The mystery shopper survey by Better Finance targeted robo players that have entered the market in the past 10 years and are not connected to established providers.
Platforms surveyed included 11 platforms from seven different EU countries and four US platforms and one Canadian.
Fees – Mifid breach
Analysts said the way some robo advisers presented their performance data was misleading and in breach of regulations.
“The reliance on past performance data in the estimate of future performance scenarios is unfortunate,” the report states.
“In addition to being inherently misleading, Mifid II clearly states that: ‘…such forecasts are not a reliable indicator of future performance’.
“For this reason, a clear warning of this unreliability is required by EU secondary legislation to accompany future performance forecasts.

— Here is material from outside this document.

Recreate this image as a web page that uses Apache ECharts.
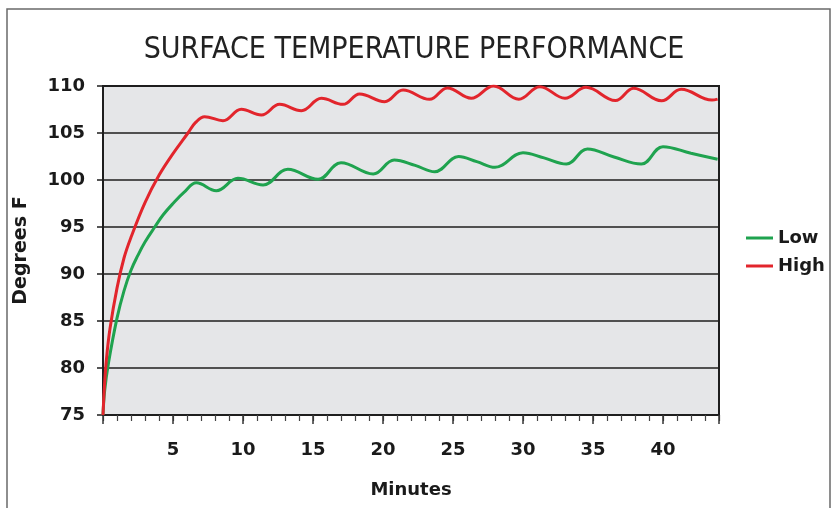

Such warnings are unfortunately missing from a majority of the robo advice platforms included in this study.”
The authors said they “strongly disagreed” with the use of future performance scenarios, and found “the inclusion of the past performance of a proposed portfolio, or of a comparable fund, to be far more useful, enabling the potential investor to take informed decisions.”
Transparency
According to the researchers, half of the platforms did not present information on fees when offering final investment advice (four out of five in the US and four out of 11 in Europe), and only 31% explicitly stated that final returns include fees.
The remaining 69% of platforms simply did not specify whether fees were included in the calculation of future performance.
“The information on fees disclosed on the websites is often confusing or even misleading and often accessible only after some digging into the more obscure corners of the website,” it reads.
“However, this is not the case for all robo advisors, since detailed information on fee allocation can easily be found on platforms such as Nutmeg, Yomoni, Growney and Investify.
Performance forecast and asset mix divergence
The research team had expected fewer differences between the platforms considering the short horizons given by the mystery shoppers – a fictitious millennial and a baby boomer.
The differences in terms of returns on investment between the different platforms (or how much the investor would make on top of his initial €/$/£10,000) are significant, starting from €880 (£776, $1,026) (Ellevest) and reaching up to €8,300 (Wealthsimple).
The research team could find no explanation as to how such huge differences (almost 1,000%) in expected outcomes could exist.
Similarly, researchers could find no explicable reason for the difference in equity allocation ranging from 32% to 89% in equity ETFs.
The most important element the research team observed is that there was a clear disassociation between the equity allocation in the portfolio and the expected investment gain for the investor.
Researchers said this made them “highly misleading” for investors.
Reaction
According to the CISI, the survey highlighted the need for client education.
Commenting on the study, Jacqueline Lockie, CISI head of financial planning, said: “Clients with the same situation and risk appetite saw costs vary widely even where the portfolios recommended very similar and composed mostly of ETFs.
“The same client research showed wide variation in equity allocation which varied from 20-80% equity asset allocation with same client profile.
“Therefore anything we can do as financial planning professionals to look at ways of improving investor education, both in financial planning and robo advice, as well as simplifying the way products and investments work, to aid better understanding for all alongside sharing share best practice is to be applauded.”
Better Finance is an association of national member organisations aimed at improving financial services in Europe and strengthening consumer rights.
The firms surveyed were Ellevest, Sigfig, Wealthsimple, Betterment, Easyvest, Investify, Growney, Yomoni, Whitebox, Quirion, Vaamo, Indexa Capital, Moneyfarm, Scalable Capital and Nutmeg.